Taliban And Allies Tighten Grip In North Of Pakistan

Team Infidel

Forum Spin Doctor
New York Times
December 11, 2006
Pg. 1

By Carlotta Gall and Ismail Khan
PESHAWAR, Pakistan — Islamic militants are using a recent peace deal with the government to consolidate their hold in northern Pakistan, vastly expanding their training of suicide bombers and other recruits and fortifying alliances with Al Qaeda and foreign fighters, diplomats and intelligence officials from several nations say. The result, they say, is virtually a Taliban mini-state.
The militants, the officials say, are openly flouting the terms of the September accord in North Waziristan, under which they agreed to end cross-border help for the Taliban insurgency that revived in Afghanistan with new force this year.
The area is becoming a magnet for an influx of foreign fighters, who not only challenge government authority in the area, but are even wresting control from local tribes and spreading their influence to neighboring areas, according to several American and NATO officials and Pakistani and Afghan intelligence officials.
This year more than 100 local leaders, government sympathizers or accused “American spies” have been killed, several of them in beheadings, as the militants have used a reign of terror to impose what President Pervez Musharraf of Pakistan calls a creeping “Talibanization.” Last year, at least 100 others were also killed.
While the tribes once offered refuge to the militants when they retreated to the area in 2002 after the American invasion of Afghanistan, that welcome is waning as the killings have generated new tensions and added to the region’s volatility.
“They are taking territory,” said one Western ambassador in Pakistan. “They are becoming much more aggressive in Pakistan.”
“It is the lesson from Afghanistan in the ’90s,” he added. “Ungoverned spaces are a problem.
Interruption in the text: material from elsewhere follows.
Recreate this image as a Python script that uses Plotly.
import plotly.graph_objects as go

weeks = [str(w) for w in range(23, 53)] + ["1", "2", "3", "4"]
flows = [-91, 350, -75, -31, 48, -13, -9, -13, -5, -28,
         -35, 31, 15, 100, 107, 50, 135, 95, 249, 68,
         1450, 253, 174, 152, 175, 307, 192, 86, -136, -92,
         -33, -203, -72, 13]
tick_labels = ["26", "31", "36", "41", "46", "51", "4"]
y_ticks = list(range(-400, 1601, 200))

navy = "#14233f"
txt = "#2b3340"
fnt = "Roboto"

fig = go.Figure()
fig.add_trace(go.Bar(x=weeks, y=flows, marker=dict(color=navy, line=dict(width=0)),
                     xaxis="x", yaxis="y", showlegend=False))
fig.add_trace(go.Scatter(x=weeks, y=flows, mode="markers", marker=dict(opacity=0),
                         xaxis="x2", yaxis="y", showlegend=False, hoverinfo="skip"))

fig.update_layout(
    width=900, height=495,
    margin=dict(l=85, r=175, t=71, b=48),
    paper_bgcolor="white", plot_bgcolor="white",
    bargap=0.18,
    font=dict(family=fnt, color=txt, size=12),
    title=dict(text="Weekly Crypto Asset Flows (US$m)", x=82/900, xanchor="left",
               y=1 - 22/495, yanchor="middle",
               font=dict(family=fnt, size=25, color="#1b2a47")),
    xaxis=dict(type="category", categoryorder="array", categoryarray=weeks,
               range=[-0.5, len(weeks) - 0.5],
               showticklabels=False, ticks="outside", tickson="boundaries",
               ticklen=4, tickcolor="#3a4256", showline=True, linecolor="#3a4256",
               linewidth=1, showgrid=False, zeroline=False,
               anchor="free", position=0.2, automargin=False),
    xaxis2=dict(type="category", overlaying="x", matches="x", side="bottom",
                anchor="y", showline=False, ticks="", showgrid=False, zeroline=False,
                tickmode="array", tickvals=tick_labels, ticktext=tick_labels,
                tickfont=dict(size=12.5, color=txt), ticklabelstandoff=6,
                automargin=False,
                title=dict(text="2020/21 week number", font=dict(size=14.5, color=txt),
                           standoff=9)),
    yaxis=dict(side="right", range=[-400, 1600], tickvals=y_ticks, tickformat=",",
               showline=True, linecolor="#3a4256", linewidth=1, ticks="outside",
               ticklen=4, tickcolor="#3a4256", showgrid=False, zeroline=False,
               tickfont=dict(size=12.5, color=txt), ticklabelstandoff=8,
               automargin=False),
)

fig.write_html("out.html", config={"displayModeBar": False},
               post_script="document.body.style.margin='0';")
The whole tribal area is a problem.”
The links among the various groups date to the 1980s, when Arabs, Pakistanis and other Muslims joined Afghans in their fight to drive the Soviet Union out of Afghanistan, using a network of training camps and religious schools set up by the Pakistani intelligence agency and financed by the C.I.A. and Saudi Arabia.
The training continued with Pakistani and Qaeda support through the 1990s, and then moved into Afghanistan under the Taliban. It was during this time that Pakistanis became drawn into militancy in big numbers, fighting alongside the Taliban and hundreds of foreign fighters against the northern tribes of Afghanistan. Today the history of the region has come full circle.
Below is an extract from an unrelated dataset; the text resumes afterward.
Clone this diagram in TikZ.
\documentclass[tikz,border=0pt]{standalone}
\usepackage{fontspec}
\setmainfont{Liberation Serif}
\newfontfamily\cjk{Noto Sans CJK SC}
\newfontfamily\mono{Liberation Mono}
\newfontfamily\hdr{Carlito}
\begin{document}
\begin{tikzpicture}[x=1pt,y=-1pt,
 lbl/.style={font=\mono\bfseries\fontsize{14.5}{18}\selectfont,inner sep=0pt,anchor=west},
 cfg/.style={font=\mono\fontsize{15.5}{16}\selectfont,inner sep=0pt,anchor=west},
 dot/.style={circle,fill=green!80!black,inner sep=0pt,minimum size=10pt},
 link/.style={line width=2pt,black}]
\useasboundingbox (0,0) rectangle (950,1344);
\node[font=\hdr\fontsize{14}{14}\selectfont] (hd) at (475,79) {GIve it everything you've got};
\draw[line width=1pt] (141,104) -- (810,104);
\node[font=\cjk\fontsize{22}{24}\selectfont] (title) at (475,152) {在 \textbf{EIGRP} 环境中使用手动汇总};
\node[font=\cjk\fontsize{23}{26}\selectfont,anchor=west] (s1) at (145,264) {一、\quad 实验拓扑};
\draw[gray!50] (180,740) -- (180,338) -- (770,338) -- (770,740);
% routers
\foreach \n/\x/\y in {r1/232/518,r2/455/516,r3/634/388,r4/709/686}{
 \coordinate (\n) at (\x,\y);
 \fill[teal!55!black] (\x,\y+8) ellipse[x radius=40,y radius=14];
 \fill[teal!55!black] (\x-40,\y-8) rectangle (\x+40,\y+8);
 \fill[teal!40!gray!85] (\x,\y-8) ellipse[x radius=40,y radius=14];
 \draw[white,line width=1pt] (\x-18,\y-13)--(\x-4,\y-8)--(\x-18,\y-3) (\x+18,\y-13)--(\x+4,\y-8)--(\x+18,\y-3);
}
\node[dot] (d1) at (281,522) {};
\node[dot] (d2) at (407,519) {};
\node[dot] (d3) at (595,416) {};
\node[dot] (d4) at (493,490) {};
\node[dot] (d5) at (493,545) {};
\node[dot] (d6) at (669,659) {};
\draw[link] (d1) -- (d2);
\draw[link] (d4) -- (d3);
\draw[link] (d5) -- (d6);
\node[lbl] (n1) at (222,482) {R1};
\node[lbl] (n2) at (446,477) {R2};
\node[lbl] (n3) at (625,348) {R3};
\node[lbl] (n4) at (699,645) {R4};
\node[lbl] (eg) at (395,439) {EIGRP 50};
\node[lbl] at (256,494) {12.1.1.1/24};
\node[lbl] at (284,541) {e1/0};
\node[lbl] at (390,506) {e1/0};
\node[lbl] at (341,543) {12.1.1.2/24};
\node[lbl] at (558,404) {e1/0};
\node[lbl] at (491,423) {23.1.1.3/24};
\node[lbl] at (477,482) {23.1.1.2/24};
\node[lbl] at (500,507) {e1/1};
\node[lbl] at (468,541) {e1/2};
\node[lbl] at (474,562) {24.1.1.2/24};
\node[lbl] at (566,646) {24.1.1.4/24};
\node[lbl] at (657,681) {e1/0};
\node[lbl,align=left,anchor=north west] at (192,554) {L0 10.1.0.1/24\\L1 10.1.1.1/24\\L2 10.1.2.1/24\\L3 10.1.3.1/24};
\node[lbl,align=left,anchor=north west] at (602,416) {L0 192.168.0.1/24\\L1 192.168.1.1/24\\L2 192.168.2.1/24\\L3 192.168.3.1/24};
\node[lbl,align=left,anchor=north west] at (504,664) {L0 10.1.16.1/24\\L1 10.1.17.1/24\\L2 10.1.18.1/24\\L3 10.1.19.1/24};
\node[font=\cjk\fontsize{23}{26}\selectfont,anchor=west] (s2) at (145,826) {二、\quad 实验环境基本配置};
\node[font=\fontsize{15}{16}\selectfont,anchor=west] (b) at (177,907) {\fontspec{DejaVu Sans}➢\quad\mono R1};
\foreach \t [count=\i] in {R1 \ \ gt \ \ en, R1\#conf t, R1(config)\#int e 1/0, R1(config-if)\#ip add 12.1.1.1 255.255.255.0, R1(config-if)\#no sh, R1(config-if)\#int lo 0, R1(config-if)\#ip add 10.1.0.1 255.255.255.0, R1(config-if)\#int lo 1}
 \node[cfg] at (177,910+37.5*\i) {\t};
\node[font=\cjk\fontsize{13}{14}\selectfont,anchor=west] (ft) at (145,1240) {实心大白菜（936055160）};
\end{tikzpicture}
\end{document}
Since retreating from Afghanistan in 2002 under American military attacks, the Taliban and foreign fighters have again been using the tribal areas to organize themselves — now training their sights on the 40,000 American and NATO troops in Afghanistan.
After failing to gain control of the areas in military campaigns, the government cut peace deals in South Waziristan in 2004 and 2005, and then in North Waziristan on Sept. 5. Since the September accord, NATO officials say cross-border attacks by Pakistani and Afghan Taliban and their foreign allies have increased.
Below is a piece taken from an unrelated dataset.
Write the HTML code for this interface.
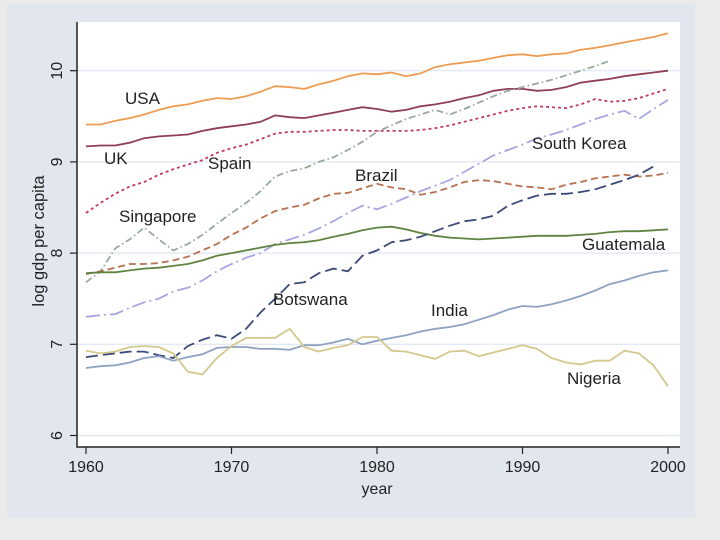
<!DOCTYPE html>
<html><head><meta charset="utf-8"><style>
body{margin:0;background:#e9e9e9;}
svg{display:block;font-family:"Liberation Sans",sans-serif;}
</style></head><body>
<svg width="720" height="540">
<rect x="0" y="0" width="720" height="540" fill="#ebebeb"/>
<rect x="7" y="4" width="688" height="514" fill="#e1e6ef"/>
<rect x="77" y="22" width="603" height="425" fill="#ffffff"/>
<g id="grid"></g><g id="series"></g><g id="axes"></g><g id="labels"></g>
</svg>
<script>
const years=[];for(let y=1960;y<=2000;y++)years.push(y);
const usa=[9.41,9.41,9.45,9.48,9.52,9.57,9.61,9.63,9.67,9.70,9.69,9.72,9.77,9.83,9.82,9.80,9.85,9.89,9.94,9.97,9.96,9.98,9.94,9.97,10.04,10.07,10.09,10.11,10.14,10.17,10.18,10.16,10.18,10.19,10.23,10.25,10.28,10.31,10.34,10.37,10.41];
const uk=[9.17,9.18,9.18,9.21,9.26,9.28,9.29,9.30,9.34,9.37,9.39,9.41,9.44,9.51,9.49,9.48,9.51,9.54,9.57,9.60,9.58,9.55,9.57,9.61,9.63,9.66,9.70,9.73,9.78,9.80,9.80,9.78,9.79,9.82,9.87,9.89,9.91,9.94,9.96,9.98,10.0];
const spain=[8.44,8.55,8.65,8.73,8.78,8.86,8.92,8.97,9.02,9.10,9.15,9.19,9.25,9.31,9.33,9.33,9.34,9.35,9.35,9.34,9.34,9.34,9.34,9.35,9.37,9.40,9.44,9.48,9.52,9.56,9.59,9.61,9.60,9.59,9.63,9.69,9.66,9.67,9.70,9.75,9.80];
const singapore=[7.68,7.80,8.05,8.15,8.28,8.15,8.03,8.10,8.20,8.32,8.44,8.55,8.68,8.84,8.90,8.93,9.00,9.05,9.13,9.22,9.33,9.40,9.47,9.52,9.57,9.52,9.58,9.65,9.72,9.78,9.82,9.86,9.90,9.95,10.00,10.05,10.11,null,null,null,null];
const brazil=[7.77,7.80,7.84,7.88,7.88,7.89,7.92,7.96,8.03,8.10,8.20,8.28,8.38,8.46,8.50,8.53,8.60,8.65,8.66,8.71,8.76,8.72,8.70,8.64,8.67,8.72,8.78,8.80,8.79,8.76,8.73,8.72,8.70,8.75,8.78,8.82,8.84,8.86,8.84,8.85,8.88];
const korea=[7.30,7.32,7.33,7.40,7.46,7.50,7.58,7.62,7.70,7.80,7.88,7.95,8.00,8.10,8.15,8.20,8.27,8.35,8.44,8.52,8.48,8.54,8.61,8.68,8.74,8.80,8.89,8.98,9.07,9.13,9.19,9.26,9.30,9.35,9.41,9.47,9.52,9.56,9.47,9.58,9.68];
const guatemala=[7.78,7.79,7.79,7.81,7.83,7.84,7.86,7.88,7.92,7.97,8.00,8.03,8.06,8.09,8.11,8.12,8.14,8.18,8.21,8.25,8.28,8.29,8.26,8.22,8.19,8.17,8.16,8.15,8.16,8.17,8.18,8.19,8.19,8.19,8.20,8.21,8.23,8.24,8.24,8.25,8.26];
const botswana=[6.86,6.88,6.90,6.92,6.92,6.88,6.85,6.98,7.05,7.10,7.06,7.17,7.35,7.50,7.66,7.68,7.78,7.83,7.80,7.97,8.03,8.12,8.14,8.18,8.24,8.30,8.35,8.37,8.41,8.52,8.58,8.63,8.65,8.65,8.67,8.70,8.75,8.80,8.86,8.95,null];
const india=[6.74,6.76,6.77,6.80,6.85,6.87,6.82,6.86,6.89,6.96,6.97,6.97,6.95,6.95,6.94,6.99,6.99,7.02,7.06,7.00,7.04,7.07,7.10,7.14,7.17,7.19,7.22,7.27,7.32,7.38,7.42,7.41,7.44,7.48,7.53,7.59,7.66,7.70,7.75,7.79,7.81];
const nigeria=[6.93,6.90,6.92,6.97,6.98,6.97,6.90,6.70,6.67,6.85,6.98,7.07,7.07,7.07,7.17,6.97,6.92,6.96,6.99,7.08,7.08,6.93,6.92,6.88,6.84,6.92,6.93,6.87,6.91,6.95,6.99,6.95,6.85,6.80,6.78,6.82,6.82,6.93,6.90,6.77,6.54];
const xTicks=[1960,1970,1980,1990,2000];
const yTicks=[6,7,8,9,10];

const NS='http://www.w3.org/2000/svg';
const X=v=>86+(v-1960)*(668-86)/40;
const Y=v=>70.7+(10-v)*91.2;
function mk(tag,attrs,parent){const e=document.createElementNS(NS,tag);for(const k in attrs)e.setAttribute(k,attrs[k]);parent.appendChild(e);return e;}
const grid=document.getElementById('grid'),axes=document.getElementById('axes'),ser=document.getElementById('series'),lab=document.getElementById('labels');
yTicks.forEach(t=>{
 const g=mk('line',{x1:78,x2:680,y1:Y(t),y2:Y(t),stroke:'#dfe6f2','stroke-width':1.2},grid);
 
 
 const tk=mk('line',{x1:70,x2:77,y1:Y(t),y2:Y(t),stroke:'#222','stroke-width':1.2},axes);
 
 
 const tx=mk('text',{x:0,y:0,transform:`translate(62,${Y(t)}) rotate(-90)`,'text-anchor':'middle','font-size':16,fill:'#222'},axes);
 tx.textContent=t;
 
 
});
xTicks.forEach(t=>{
 const tk=mk('line',{x1:X(t),x2:X(t),y1:447,y2:454,stroke:'#222','stroke-width':1.2},axes);
 
 
 const tx=mk('text',{x:X(t),y:472,'text-anchor':'middle','font-size':16,fill:'#222'},axes);
 tx.textContent=t;
 
 
});
const ax=mk('path',{d:'M77,22 L77,447 L680,447',fill:'none',stroke:'#222','stroke-width':1.5},axes);


const xt=mk('text',{x:377,y:494,'text-anchor':'middle','font-size':16,fill:'#222'},axes);
xt.textContent='year';


const yt=mk('text',{x:0,y:0,transform:'translate(44,241) rotate(-90)','text-anchor':'middle','font-size':16.5,fill:'#222'},axes);
yt.textContent='log gdp per capita';



const series=[
 ['usa',usa,'#ec9d52',''],['uk',uk,'#8e3f55',''],['spain',spain,'#c23a62','3,3'],
 ['singapore',singapore,'#98a89c','7,3,1.5,3'],['brazil',brazil,'#b8704e','7,4'],
 ['south-korea',korea,'#a8a6e2','14,4,2,4'],['guatemala',guatemala,'#5f8442',''],
 ['botswana',botswana,'#3b4a78','12,5'],['india',india,'#8ea2c2',''],['nigeria',nigeria,'#d4c88e','']];
series.forEach(([n,vals,col,dash])=>{
 let d='';let pen=false;
 vals.forEach((v,i)=>{if(v==null){pen=false;return;}d+=(pen?'L':'M')+X(years[i]).toFixed(1)+','+Y(v).toFixed(1);pen=true;});
 const p=mk('path',{d:d,fill:'none',stroke:col,'stroke-width':1.8,'stroke-dasharray':dash||'none'},ser);
 
 
});
const labels=[['USA',125,104],['UK',104,164],['Spain',208,169],['Singapore',119,222],['Brazil',355,181],['South Korea',532,149],['Guatemala',582,250],['Botswana',273,305],['India',431,316],['Nigeria',567,384]];
labels.forEach(([t,x,y])=>{
 const e=mk('text',{x:x,y:y,'font-size':17,fill:'#222'},lab);
 e.textContent=t;
 
 
});
</script>
</body></html>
In recent weeks, Pakistani intelligence officials said the number of foreign fighters in the tribal areas was far higher than the official estimate of 500, perhaps as high as 2,000 today.
These fighters include Afghans and seasoned Taliban leaders, Uzbek and other Central Asian militants, and what intelligence officials estimate to be 80 to 90 Arab terrorist operatives and fugitives, possibly including the Qaeda leaders Osama bin Laden and his second in command, Ayman al-Zawahri.
The tightening web of alliances among these groups in a remote, mountainous area increasingly beyond state authority is potentially disastrous for efforts to combat terrorism as far away as Europe and the United States, intelligence officials warn.
They and Western diplomats say it also portends an even bloodier year for Afghanistan in 2007, with the winter expected to serve as what one official described as a “breeding season” to multiply ranks.
“I expect next year to be quite bloody,” the United States ambassador in Afghanistan, Ronald Neumann, said in a recent interview. “My sense is the Taliban wants to come back and fight. I don’t expect the Taliban to win, but everyone needs to understand that we are in for a fight.”